C’est une très intéressante découverte qui a été faite en novembre 2014 à Urçay, dans le département de l’Allier, par une équipe d’archéologues de l’INRAP Auvergne dirigée par m. Philippe Arnaud. Dans un niveau profond proche des fondations de l’église du village a été trouvé une rare obole du roi Lothaire (954-986). Cette petite pièce d’argent, apparemment en assez bon état pèse moins d’un gramme pour un diamètre de 17 mm et a été frappée à Bourges, comme l’indique son revers où est apparent le mot « Biturici ».
Il est impossible de connaître sa date d’émission ni, à fortiori, celle à laquelle elle a été perdue ou abandonnée dans le sous-sol du village d’Urçay mais l’essentiel n’est pas là.

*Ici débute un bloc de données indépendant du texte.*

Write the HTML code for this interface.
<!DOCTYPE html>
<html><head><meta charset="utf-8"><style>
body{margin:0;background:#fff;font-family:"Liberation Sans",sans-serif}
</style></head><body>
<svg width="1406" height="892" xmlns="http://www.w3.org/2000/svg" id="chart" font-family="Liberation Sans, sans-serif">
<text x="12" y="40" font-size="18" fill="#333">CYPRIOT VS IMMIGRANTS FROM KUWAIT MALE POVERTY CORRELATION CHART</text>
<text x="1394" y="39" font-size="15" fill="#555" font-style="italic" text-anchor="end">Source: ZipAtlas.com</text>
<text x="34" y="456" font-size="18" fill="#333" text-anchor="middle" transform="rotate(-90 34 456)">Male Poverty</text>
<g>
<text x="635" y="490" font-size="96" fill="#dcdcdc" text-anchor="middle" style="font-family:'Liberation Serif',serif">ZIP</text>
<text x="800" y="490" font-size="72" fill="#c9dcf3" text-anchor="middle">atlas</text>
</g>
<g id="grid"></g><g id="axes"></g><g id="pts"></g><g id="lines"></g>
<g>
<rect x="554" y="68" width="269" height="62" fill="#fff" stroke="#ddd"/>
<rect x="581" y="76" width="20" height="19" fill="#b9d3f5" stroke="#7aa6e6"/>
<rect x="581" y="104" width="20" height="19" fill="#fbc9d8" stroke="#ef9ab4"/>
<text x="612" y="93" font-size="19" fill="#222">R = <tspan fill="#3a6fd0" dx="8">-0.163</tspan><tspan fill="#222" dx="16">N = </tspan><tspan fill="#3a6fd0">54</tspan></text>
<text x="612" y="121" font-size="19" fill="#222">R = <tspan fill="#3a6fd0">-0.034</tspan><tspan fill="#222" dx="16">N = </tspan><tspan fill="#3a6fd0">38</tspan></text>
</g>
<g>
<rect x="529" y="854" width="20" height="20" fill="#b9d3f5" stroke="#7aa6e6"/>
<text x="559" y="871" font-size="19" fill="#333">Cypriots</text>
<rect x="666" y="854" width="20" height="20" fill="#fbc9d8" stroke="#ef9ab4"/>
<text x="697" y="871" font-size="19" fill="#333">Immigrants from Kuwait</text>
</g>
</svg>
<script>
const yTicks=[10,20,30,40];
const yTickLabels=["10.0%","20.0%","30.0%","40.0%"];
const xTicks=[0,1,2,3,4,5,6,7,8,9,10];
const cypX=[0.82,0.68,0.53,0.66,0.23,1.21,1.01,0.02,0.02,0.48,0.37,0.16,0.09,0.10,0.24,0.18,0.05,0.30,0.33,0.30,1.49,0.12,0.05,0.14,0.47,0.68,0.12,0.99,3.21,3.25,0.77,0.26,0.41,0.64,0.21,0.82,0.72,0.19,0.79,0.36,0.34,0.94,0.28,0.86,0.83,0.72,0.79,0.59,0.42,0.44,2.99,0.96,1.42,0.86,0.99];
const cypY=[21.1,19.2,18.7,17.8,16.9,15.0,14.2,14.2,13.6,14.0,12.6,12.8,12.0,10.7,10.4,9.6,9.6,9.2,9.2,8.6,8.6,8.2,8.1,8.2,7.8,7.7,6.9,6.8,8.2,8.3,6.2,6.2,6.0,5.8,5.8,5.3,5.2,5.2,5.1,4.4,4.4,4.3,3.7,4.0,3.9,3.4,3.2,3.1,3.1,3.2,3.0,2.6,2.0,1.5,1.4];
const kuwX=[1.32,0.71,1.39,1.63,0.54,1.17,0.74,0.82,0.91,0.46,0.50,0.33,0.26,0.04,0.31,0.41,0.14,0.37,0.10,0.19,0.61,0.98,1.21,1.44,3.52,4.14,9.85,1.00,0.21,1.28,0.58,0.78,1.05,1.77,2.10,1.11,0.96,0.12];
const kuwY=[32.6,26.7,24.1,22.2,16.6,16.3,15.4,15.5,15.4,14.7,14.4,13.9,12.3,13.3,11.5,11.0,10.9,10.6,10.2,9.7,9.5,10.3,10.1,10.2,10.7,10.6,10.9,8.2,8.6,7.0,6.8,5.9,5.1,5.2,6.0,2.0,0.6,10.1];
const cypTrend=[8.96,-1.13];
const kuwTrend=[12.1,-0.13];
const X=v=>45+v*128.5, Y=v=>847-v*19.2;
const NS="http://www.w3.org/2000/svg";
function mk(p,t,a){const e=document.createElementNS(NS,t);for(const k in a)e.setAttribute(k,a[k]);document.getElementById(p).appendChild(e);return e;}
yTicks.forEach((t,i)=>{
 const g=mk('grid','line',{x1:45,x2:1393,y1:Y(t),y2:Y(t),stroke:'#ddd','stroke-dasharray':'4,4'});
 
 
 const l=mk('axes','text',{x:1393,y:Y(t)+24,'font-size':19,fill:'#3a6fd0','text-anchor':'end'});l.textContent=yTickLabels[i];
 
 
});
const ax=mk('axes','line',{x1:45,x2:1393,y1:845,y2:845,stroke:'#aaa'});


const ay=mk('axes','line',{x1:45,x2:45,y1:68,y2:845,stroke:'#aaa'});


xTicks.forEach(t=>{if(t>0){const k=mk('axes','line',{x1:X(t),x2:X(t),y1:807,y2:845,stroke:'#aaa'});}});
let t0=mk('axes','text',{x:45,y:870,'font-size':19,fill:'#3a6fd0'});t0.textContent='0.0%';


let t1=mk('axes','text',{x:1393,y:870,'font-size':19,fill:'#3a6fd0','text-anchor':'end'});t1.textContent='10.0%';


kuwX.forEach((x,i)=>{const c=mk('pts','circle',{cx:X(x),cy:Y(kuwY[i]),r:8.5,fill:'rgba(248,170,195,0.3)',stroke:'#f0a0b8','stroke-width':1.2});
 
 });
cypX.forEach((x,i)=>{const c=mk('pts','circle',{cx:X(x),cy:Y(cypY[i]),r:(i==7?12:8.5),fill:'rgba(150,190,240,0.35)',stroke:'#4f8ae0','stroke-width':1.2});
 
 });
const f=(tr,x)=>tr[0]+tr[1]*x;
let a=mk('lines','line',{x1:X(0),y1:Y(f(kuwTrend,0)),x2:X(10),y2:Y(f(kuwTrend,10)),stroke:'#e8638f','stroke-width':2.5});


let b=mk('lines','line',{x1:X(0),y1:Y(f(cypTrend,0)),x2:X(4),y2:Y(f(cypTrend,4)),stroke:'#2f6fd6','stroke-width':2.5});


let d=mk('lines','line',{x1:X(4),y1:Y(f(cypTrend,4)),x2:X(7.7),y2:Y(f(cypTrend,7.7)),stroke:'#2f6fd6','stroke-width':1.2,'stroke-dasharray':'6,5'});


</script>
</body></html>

Cette monnaie, ainsi que la manière de construire les fondations du sanctuaire du village, prouvent une activité humaine antérieure à l’an 1000 dans un secteur de la vallée du Cher sur lequel nous n’avons aucune documentation historique. La prétendue dépendance de l’église vis à vis de l’abbaye Saint-Cyr de Nevers repose sur une homonymie : le « Urziaco », noté en 888 dans la charte 34 du cartulaire de la dite abbaye, est à identifier avec la paroisse d’Urzy, proche de la cité nivernaise.
Dans le désert documentaire qui caractérise une grande partie du Berry du Sud avant la période féodale, l’archéologie est la seule ressource dont l’historien puisse se servir pour tenter une ébauche de carte de la présence humaine au cours de cette longue période qui va de la fin de l’Empire romain à l’édification des premiers châteaux de terre et de bois. Dans le cas présent, le sondage des professionnels de l’INRAP prouve l’existence d’une église antérieure à la période romane dans le bourg d’Urçay. Un niveau de sarcophage a été aussi révélé.
Que conclure à partir de ces informations ?
Trop peu de sites ont été fouillés de manière méthodique dans cette portion de la vallée du Cher pour tenter une approche raisonnée de l’occupation des sols à la période pré-féodale. Une constante cependant : la matière composant les sarcophages d’Urçay et de Drevant (à quelques kilomètres en aval) n’est pas locale. Les lourdes cuves de pierre ayant servi de tombeaux ont certainement circulé sur les eaux du Cher. Urçay n’est sur aucune route ancienne importante : la voie antique Bourges/Néris passe sur l’autre rive de la rivière. Il semblerait que le Cher, aujourd’hui impraticable pour la batellerie, ait favorisé la circulation des hommes et des biens dans ces périodes très anciennes. On ne peut que se réjouir des prospections subaquatiques qui auscultent ses eaux et qui pourraient, dans l’avenir, fournir de très intéressantes observations.
Note : l’image qui illustre ce billet est celle d’une monnaie identique à celle trouvée par les fouilleurs, proposée à la vente sur un site marchand.